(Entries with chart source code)
● ● ● ●
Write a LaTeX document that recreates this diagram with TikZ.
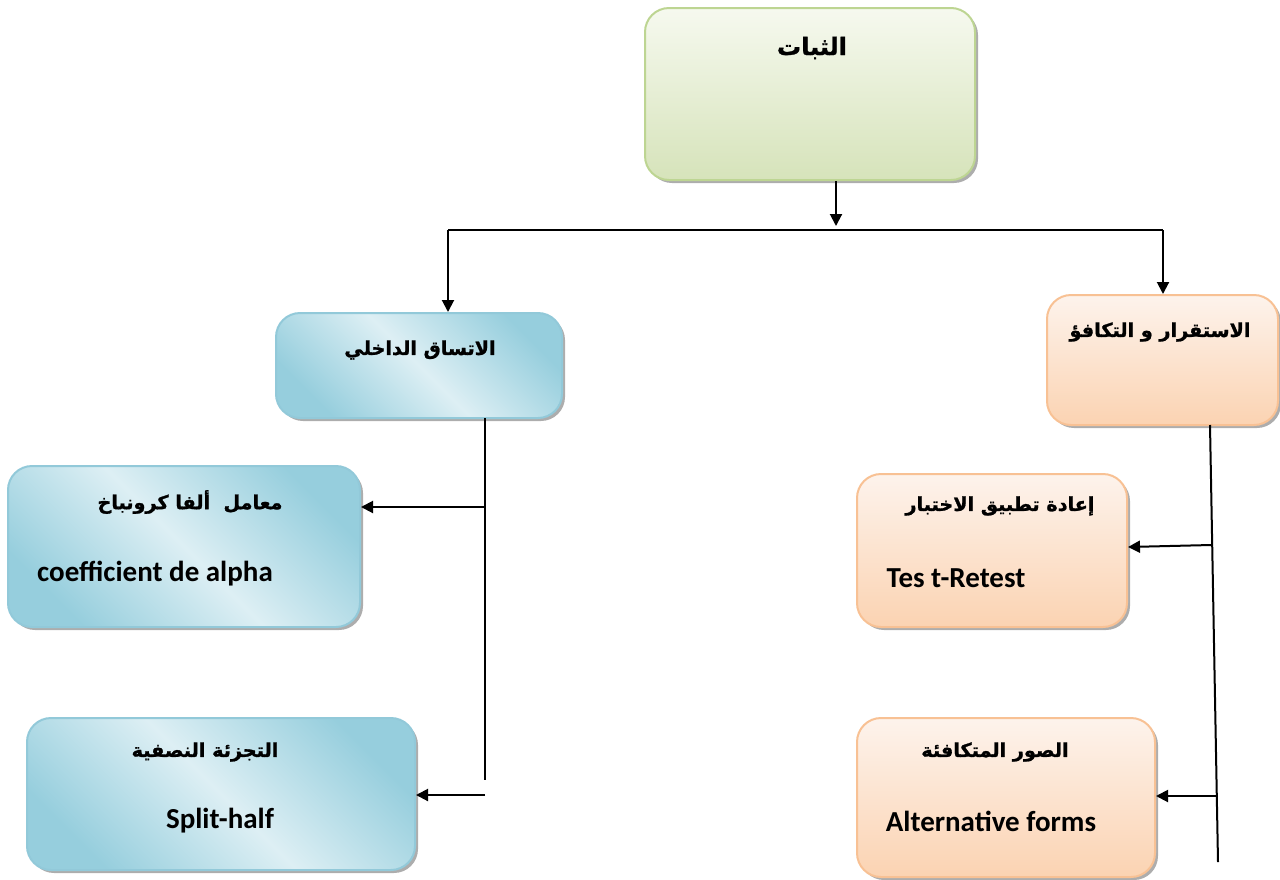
\documentclass[tikz,border=0pt]{standalone}
\usepackage{fontspec}
\setmainfont{Carlito}
\newfontfamily\arabicfont[Script=Arabic, BoldFeatures={FakeBold=1.2}]{DejaVu Sans}
\TeXXeTstate=1
\usepackage{tikz}
\usetikzlibrary{arrows.meta,calc,positioning,fit,shadows}
\definecolor{blueedge}{HTML}{92C9D9}
\definecolor{bluedark}{HTML}{96CEDD}
\definecolor{bluelight}{HTML}{DDEFF4}
\definecolor{orangeedge}{HTML}{F8C194}
\definecolor{orangelight}{HTML}{FDF3EC}
\definecolor{orangedark}{HTML}{FBD3B2}
\definecolor{greenedge}{HTML}{BDD592}
\definecolor{greenlight}{HTML}{F6F9EF}
\definecolor{greendark}{HTML}{D6E3BA}
\tikzset{
  boxbase/.style={rounded corners=12pt, inner sep=0pt, line width=1pt,
    drop shadow={shadow xshift=1.5pt, shadow yshift=-1.5pt, fill=black!40, opacity=0.8}},
  bluebox/.style={boxbase, draw=blueedge, top color=bluedark, bottom color=bluedark, middle color=bluelight, shading angle=-45},
  orangebox/.style={boxbase, draw=orangeedge, top color=orangelight, bottom color=orangedark},
  greenbox/.style={boxbase, draw=greenedge, top color=greenlight, bottom color=greendark},
  artext/.style={font=\arabicfont\bfseries\fontsize{9.6}{11}\selectfont, inner sep=0pt},
  latext/.style={font=\bfseries\fontsize{14.5}{16}\selectfont, inner sep=0pt},
  link/.style={line width=1pt, black},
  arr/.style={link, -{Triangle[length=6pt,width=6pt]}}
}
\begin{document}
\begin{tikzpicture}[x=0.5pt,y=-0.5pt]
\useasboundingbox (0,0) rectangle (1280,879);
% boxes
\node[greenbox, fit={(645,8) (975,180)}] (stab) {};
\node[bluebox, fit={(276,313) (562,418)}] (internal) {};
\node[orangebox, fit={(1047,295) (1278,425)}] (equiv) {};
\node[bluebox, fit={(8,466) (360,627)}] (alpha) {};
\node[bluebox, fit={(27,718) (415,870)}] (split) {};
\node[orangebox, fit={(857,474) (1127,627)}] (retest) {};
\node[orangebox, fit={(857,718) (1155,877)}] (altforms) {};
% texts
\node[artext, font=\arabicfont\bfseries\fontsize{12}{15}\selectfont] (stabtxt) at (812,48) {\beginR الثبات\endR};
\node[artext] (internaltxt) at (420,350) {\beginR الاتساق الداخلي\endR};
\node[artext] (equivtxt) at (1160,332) {\beginR الاستقرار و التكافؤ\endR};
\node[artext] (alphatxt) at (190,502) {\beginR معامل~~ألفا كرونباخ\endR};
\node[latext] (alphalat) at (155,574) {coefficient de alpha};
\node[artext] (retesttxt) at (1000,506) {\beginR إعادة تطبيق الاختبار\endR};
\node[latext] (retestlat) at (956,578) {Tes t-Retest};
\node[artext] (splittxt) at (205,752) {\beginR التجزئة النصفية\endR};
\node[latext] (splitlat) at (220,821) {Split-half};
\node[artext] (alttxt) at (995,752) {\beginR الصور المتكافئة\endR};
\node[latext] (altlat) at (991,821) {Alternative forms};
% connectors
\coordinate (jc) at (836,230);
\coordinate (jl) at (448,230);
\coordinate (jr) at (1163,230);
\draw[arr, shorten >=2pt] (stab.south -| jc) -- (jc);
\draw[link] (jl) -- (jr);
\draw[arr] (jl) -- (jl |- internal.north);
\draw[arr] (jr) -- (jr |- equiv.north);
% left trunk
\coordinate (lt) at (485,418);
\coordinate (lb) at (485,780);
\coordinate (la) at (485,507);
\coordinate (ls) at (485,795);
\draw[link] (lt) -- (lb);
\draw[arr] (la) -- (la -| alpha.east);
\draw[arr] (ls) -- (ls -| split.east);
% right trunk
\coordinate (rt) at (1210,425);
\coordinate (rb) at (1218,862);
\coordinate (ra) at (1211,545);
\coordinate (rs) at (1218,796);
\draw[link] (rt) -- (rb);
\draw[arr] (ra) -- (retest.east |- 0,547);
\draw[arr] (rs) -- (rs -| altforms.east);
\end{tikzpicture}
\end{document}
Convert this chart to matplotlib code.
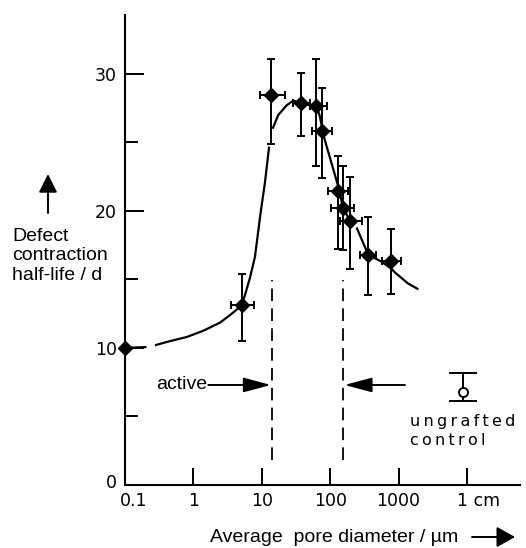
## Pore size vs. defect contraction half-life
# Recreation of a scanned figure: log x axis, hand-drawn trend curve,
# error bars in both directions, ungrafted control as an open symbol

import numpy as np
import matplotlib.pyplot as plt
import matplotlib.transforms as mtransforms
from matplotlib.patches import FancyArrowPatch

## Data
# Measured points (pore diameter in um, half-life in days)
pore_um = [5.1, 13.8, 38, 63, 75, 131, 155, 195, 360, 775]
half_life = [13.14, 28.47, 27.86, 27.66, 25.8, 21.46, 20.2, 19.27, 16.79, 16.37]
hl_high = [15.4, 31.1, 30.05, 31.1, 29.0, 24.0, 23.3, 22.5, 19.54, 18.66]
hl_low = [10.5, 24.9, 25.47, 23.3, 22.4, 17.2, 17.15, 15.74, 13.87, 13.92]
pore_low = [3.6, 9.4, 28.8, 50, 53.5, 93.6, 102, 139, 270, 563]
pore_high = [7.7, 21.8, 50, 89, 105, 183, 224, 288, 467, 1080]

# Point sitting on the y axis
first_pore = [0.1]
first_hl = [10.0]

# Ungrafted control
control_pore = [8700]
control_hl = [6.8]
control_high = [8.2]
control_low = [6.1]

# Hand drawn curve, traced in pieces (gaps as in the original)
curve_a_x = [0.1, 0.206]
curve_a_y = [10.0, 10.07]
curve_b_x = [0.275, 0.455, 0.80, 1.40, 2.45, 3.43, 4.3, 5.1, 5.68, 6.7,
             7.95, 9.73, 11.1, 12.8]
curve_b_y = [10.2, 10.5, 10.8, 11.26, 11.85, 12.4, 12.8, 13.14, 13.87, 15.1,
             16.66, 20.07, 22.04, 24.7]
curve_c_x = [14.4, 17.4, 23, 28.8, 38, 50, 63, 70.6, 81, 131, 155, 195]
curve_c_y = [26.0, 27.0, 27.7, 28.05, 27.86, 27.7, 27.66, 26.9, 25.4, 21.8, 20.2, 19.27]
curve_d_x = [243, 360, 563, 775, 890, 1380, 1950]
curve_d_y = [18.8, 16.8, 16.3, 15.8, 15.5, 14.7, 14.28]

# Boundaries of the active range
active_bounds = [13.9, 152]
active_top = 14.96
active_bottom = 1.82

# Axis ticks
x_ticks = [0.1, 1, 10, 100, 1000, 10000]
x_tick_labels = ["0.1", "1", "10", "100", "1000", "1 cm"]
y_ticks = [0, 10, 20, 30]
y_minor = [5, 15, 25]

## Figure
W, H = 526, 548
fig = plt.figure(figsize=(W / 100, H / 100), dpi=100)
ax = fig.add_axes([125 / W, 63 / H, 395 / W, 470 / H])

ax.set_xscale("log")
ax.set_xlim(0.1, 59600)
ax.set_ylim(0, 34.3)

for side in ["top", "right"]:
    ax.spines[side].set_visible(False)
for side in ["left", "bottom"]:
    ax.spines[side].set_linewidth(1.5)

# Curve pieces
for cx, cy in [(curve_a_x, curve_a_y), (curve_b_x, curve_b_y),
               (curve_c_x, curve_c_y), (curve_d_x, curve_d_y)]:
    ax.plot(cx, cy, color="black", lw=1.6, solid_capstyle="butt",
            solid_joinstyle="round")

# Measured points with error bars
x = np.array(pore_um)
y = np.array(half_life)
yerr = [y - np.array(hl_low), np.array(hl_high) - y]
xerr = [x - np.array(pore_low), np.array(pore_high) - x]
ax.errorbar(x, y, yerr=yerr, xerr=xerr, fmt="D", color="black", ms=7,
            elinewidth=1.4, capsize=3, capthick=1.4, zorder=3)
ax.plot(first_pore, first_hl, "D", color="black", ms=7, clip_on=False,
        zorder=4)

# Ungrafted control
cy = np.array(control_hl)
ax.errorbar(control_pore, control_hl,
            yerr=[cy - np.array(control_low), np.array(control_high) - cy],
            fmt="o", color="black", mfc="white", ms=6.5, mew=1.4,
            elinewidth=1.4, capsize=10, capthick=1.4, zorder=3)
ax.text(1468, 5.2, "u\u2009n\u2009g\u2009r\u2009a\u2009f\u2009t\u2009e\u2009d\n"
        "c\u2009o\u2009n\u2009t\u2009r\u2009o\u2009l",
        fontsize=11.5, family="DejaVu Sans", ha="left", va="top",
        linespacing=1.35)

# Active range markers
for b in active_bounds:
    ax.plot([b, b], [active_bottom, active_top], color="black", lw=1.3,
            dashes=(7, 4))

ax.text(1.6, 7.3, "active", fontsize=14, family="Liberation Sans",
        ha="right", va="center")
ax.annotate("", xy=(13.6, 7.3), xytext=(1.65, 7.3),
            arrowprops=dict(arrowstyle="-|>,head_length=1.2,head_width=0.32",
                            color="black", lw=1.4, shrinkA=0, shrinkB=0,
                            mutation_scale=14))
ax.annotate("", xy=(162, 7.3), xytext=(1240, 7.3),
            arrowprops=dict(arrowstyle="-|>,head_length=1.2,head_width=0.32",
                            color="black", lw=1.4, shrinkA=0, shrinkB=0,
                            mutation_scale=14))

# Ticks
ax.set_xticks(x_ticks)
ax.set_xticklabels(x_tick_labels, family="DejaVu Sans", fontsize=12.5)
ax.xaxis.set_minor_locator(plt.NullLocator())
ax.tick_params(axis="x", direction="in", length=12, width=1.4, pad=5)
ax.set_yticks(y_ticks)
ax.set_yticklabels([str(v) for v in y_ticks], family="DejaVu Sans",
                   fontsize=12.5)
ax.set_yticks(y_minor, minor=True)
ax.tick_params(axis="y", which="major", direction="in", length=14,
               width=1.4, pad=6)
ax.tick_params(axis="y", which="minor", direction="in", length=9,
               width=1.4)

# Nudge a few labels like in the original
xlabels = ax.get_xticklabels()
xlabels[0].set_transform(xlabels[0].get_transform() +
                         mtransforms.ScaledTranslation(6 / 72, 0, fig.dpi_scale_trans))
xlabels[-1].set_transform(xlabels[-1].get_transform() +
                          mtransforms.ScaledTranslation(8 / 72, 0, fig.dpi_scale_trans))
ylabels = ax.get_yticklabels()
ylabels[0].set_transform(ylabels[0].get_transform() +
                         mtransforms.ScaledTranslation(0, 3 / 72, fig.dpi_scale_trans))

# Axis labels as free text with arrows
fig.text(12 / W, 1 - 228 / H, "Defect\ncontraction\nhalf-life / d",
         fontsize=14, family="Liberation Sans", ha="left", va="top",
         linespacing=1.18)
fig.add_artist(FancyArrowPatch((48 / W, 1 - 213 / H), (48 / W, 1 - 174 / H),
                               transform=fig.transFigure,
                               arrowstyle="-|>,head_length=0.8,head_width=0.4",
                               mutation_scale=14, color="black", lw=1.4,
                               shrinkA=0, shrinkB=0))
fig.text(210 / W, 1 - 537.5 / H, "Average  pore diameter / \u00b5m",
         fontsize=14, family="Liberation Sans", ha="left", va="center")
fig.add_artist(FancyArrowPatch((472 / W, 1 - 537 / H), (515 / W, 1 - 537 / H),
                               transform=fig.transFigure,
                               arrowstyle="-|>,head_length=0.8,head_width=0.45",
                               mutation_scale=14, color="black", lw=1.4,
                               shrinkA=0, shrinkB=0))

fig.savefig("out.png", dpi=100)
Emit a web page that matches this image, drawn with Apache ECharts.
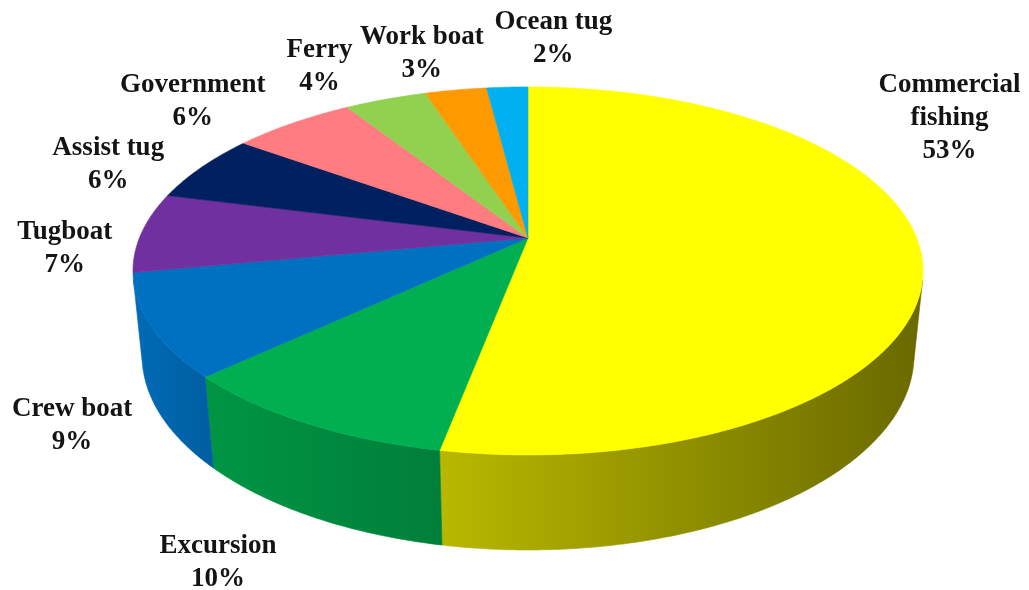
<!DOCTYPE html>
<html>
<head>
<meta charset="utf-8">
<script src="https://cdn.jsdelivr.net/npm/echarts@6/dist/echarts.min.js"></script>
<style>
  html, body { margin: 0; padding: 0; background: #ffffff; }
  #chart { width: 1029px; height: 590px; }
</style>
</head>
<body>
<div id="chart"></div>
<script>
// Vessel types and their share of the fleet (%), clockwise from 12 o'clock
const categories = ['Commercial\nfishing', 'Excursion', 'Crew boat', 'Tugboat', 'Assist tug', 'Government', 'Ferry', 'Work boat', 'Ocean tug'];
const shares = [53, 10, 9, 7, 6, 6, 4, 3, 2];

// Slice colours (top face); side walls are shaded from these
const palette = ['#FFFF00', '#00B050', '#0070C0', '#7030A0', '#002060', '#FF7C80', '#92D050', '#FF9900', '#00B0F0'];

// Label offsets (px) from the slice's rim point at its mid-angle
const labelNudge = [[28, -137], [-88, 139], [-79, 100], [-77, 16], [-93, -3], [-100, -22], [-66, -33], [-34, -36], [46, -49]];

// Perspective camera for the tilted disc
const view = { cx: 528, cy: 238, focal: 1929.6, dist: 4.965, tilt: Math.asin(0.4583), thick: 0.2464 };
const sinT = Math.sin(view.tilt), cosT = Math.cos(view.tilt);

// phi: clockwise from the far side of the disc; y: 0 = top face, -thick = bottom face
function project(phi, y) {
  const x = Math.sin(phi), z = -Math.cos(phi);
  const d = view.dist - z * cosT - y * sinT;
  return [view.cx + view.focal * x / d, view.cy + view.focal * (z * sinT - y * cosT) / d];
}

const total = shares.reduce((a, b) => a + b, 0);
const bounds = [];
let acc = 0;
shares.forEach(v => { const a0 = acc / total * 2 * Math.PI; acc += v; bounds.push([a0, acc / total * 2 * Math.PI]); });

// Outer wall faces the camera only on the near side
const zLimit = 1 / (view.dist * cosT);
const wallFrom = Math.acos(-zLimit), wallTo = 2 * Math.PI - wallFrom;

function shade(hex, phi) {
  const deg = phi * 180 / Math.PI;
  const b = Math.min(0.97, Math.max(0.3, 0.42 + (deg - 105) * 0.0035));
  const n = parseInt(hex.slice(1), 16);
  const r = Math.round(((n >> 16) & 255) * b), g = Math.round(((n >> 8) & 255) * b), bl = Math.round((n & 255) * b);
  return 'rgb(' + r + ',' + g + ',' + bl + ')';
}

function arcPoints(a0, a1, y) {
  const n = Math.max(2, Math.ceil((a1 - a0) / (Math.PI / 360)));
  const pts = [];
  for (let k = 0; k <= n; k++) pts.push(project(a0 + (a1 - a0) * k / n, y));
  return pts;
}

function renderWall(params, api) {
  const i = params.dataIndex;
  const lo = Math.max(bounds[i][0], wallFrom), hi = Math.min(bounds[i][1], wallTo);
  if (hi <= lo) return { type: 'group', children: [] };
  const top = arcPoints(lo, hi, 0);
  const bot = arcPoints(lo, hi, -view.thick).reverse();
  const p0 = project(lo, 0), p1 = project(hi, 0);
  const fill = new echarts.graphic.LinearGradient(p0[0], 0, p1[0], 0, [
    { offset: 0, color: shade(palette[i], lo) },
    { offset: 1, color: shade(palette[i], hi) }
  ], true);
  return { type: 'polygon', shape: { points: top.concat(bot) }, style: { fill: fill, stroke: fill, lineWidth: 0.6 } };
}

function renderTop(params, api) {
  const i = params.dataIndex;
  const [a0, a1] = bounds[i];
  const pts = [project(0, 0)].concat(arcPoints(a0, a1, 0));
  pts[0] = [view.cx, view.cy];
  const mid = (a0 + a1) / 2;
  const anchor = project(mid, 0);
  return {
    type: 'group',
    children: [
      { type: 'polygon', shape: { points: pts }, style: { fill: palette[i], stroke: palette[i], lineWidth: 0.6 } },
      {
        type: 'text', z2: 100,
        style: {
          text: categories[i] + '\n' + api.value(0) + '%',
          x: anchor[0] + labelNudge[i][0], y: anchor[1] + labelNudge[i][1],
          align: 'center', verticalAlign: 'middle',
          fontFamily: '"Liberation Serif", "Times New Roman", serif',
          fontWeight: 'bold', fontSize: 27, lineHeight: 33, fill: '#141414'
        }
      }
    ]
  };
}

const chart = echarts.init(document.getElementById('chart'), null, { renderer: 'canvas' });
const seriesData = shares.map((v, i) => ({ name: categories[i], value: [v] }));
chart.setOption({
  backgroundColor: '#ffffff',
  animation: false,
  series: [
    { type: 'custom', coordinateSystem: 'none', silent: true, z: 1, renderItem: renderWall, data: seriesData },
    { type: 'custom', coordinateSystem: 'none', silent: true, z: 2, renderItem: renderTop, data: seriesData }
  ]
});
</script>
</body>
</html>
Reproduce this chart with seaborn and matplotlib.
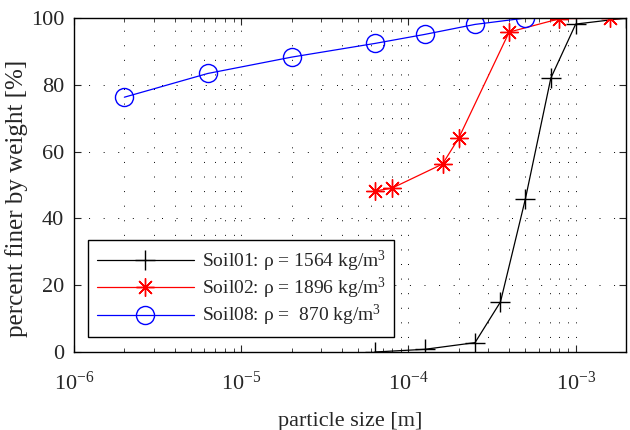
● ● ● ●
**What is asked**
Begin at the line that has "Convert this chart to matplotlib code.", stop after the line that has "ax = fig.add_axes([125", and reproduce every line between them exactly and nothing else. Pictures stay out of the copy.

**Solution to the exercise**
Convert this chart to matplotlib code.
## Pore size vs. defect contraction half-life
# Recreation of a scanned figure: log x axis, hand-drawn trend curve,
# error bars in both directions, ungrafted control as an open symbol

import numpy as np
import matplotlib.pyplot as plt
import matplotlib.transforms as mtransforms
from matplotlib.patches import FancyArrowPatch

## Data
# Measured points (pore diameter in um, half-life in days)
pore_um = [5.1, 13.8, 38, 63, 75, 131, 155, 195, 360, 775]
half_life = [13.14, 28.47, 27.86, 27.66, 25.8, 21.46, 20.2, 19.27, 16.79, 16.37]
hl_high = [15.4, 31.1, 30.05, 31.1, 29.0, 24.0, 23.3, 22.5, 19.54, 18.66]
hl_low = [10.5, 24.9, 25.47, 23.3, 22.4, 17.2, 17.15, 15.74, 13.87, 13.92]
pore_low = [3.6, 9.4, 28.8, 50, 53.5, 93.6, 102, 139, 270, 563]
pore_high = [7.7, 21.8, 50, 89, 105, 183, 224, 288, 467, 1080]

# Point sitting on the y axis
first_pore = [0.1]
first_hl = [10.0]

# Ungrafted control
control_pore = [8700]
control_hl = [6.8]
control_high = [8.2]
control_low = [6.1]

# Hand drawn curve, traced in pieces (gaps as in the original)
curve_a_x = [0.1, 0.206]
curve_a_y = [10.0, 10.07]
curve_b_x = [0.275, 0.455, 0.80, 1.40, 2.45, 3.43, 4.3, 5.1, 5.68, 6.7,
             7.95, 9.73, 11.1, 12.8]
curve_b_y = [10.2, 10.5, 10.8, 11.26, 11.85, 12.4, 12.8, 13.14, 13.87, 15.1,
             16.66, 20.07, 22.04, 24.7]
curve_c_x = [14.4, 17.4, 23, 28.8, 38, 50, 63, 70.6, 81, 131, 155, 195]
curve_c_y = [26.0, 27.0, 27.7, 28.05, 27.86, 27.7, 27.66, 26.9, 25.4, 21.8, 20.2, 19.27]
curve_d_x = [243, 360, 563, 775, 890, 1380, 1950]
curve_d_y = [18.8, 16.8, 16.3, 15.8, 15.5, 14.7, 14.28]

# Boundaries of the active range
active_bounds = [13.9, 152]
active_top = 14.96
active_bottom = 1.82

# Axis ticks
x_ticks = [0.1, 1, 10, 100, 1000, 10000]
x_tick_labels = ["0.1", "1", "10", "100", "1000", "1 cm"]
y_ticks = [0, 10, 20, 30]
y_minor = [5, 15, 25]

## Figure
W, H = 526, 548
fig = plt.figure(figsize=(W / 100, H / 100), dpi=100)
ax = fig.add_axes([125 / W, 63 / H, 395 / W, 470 / H])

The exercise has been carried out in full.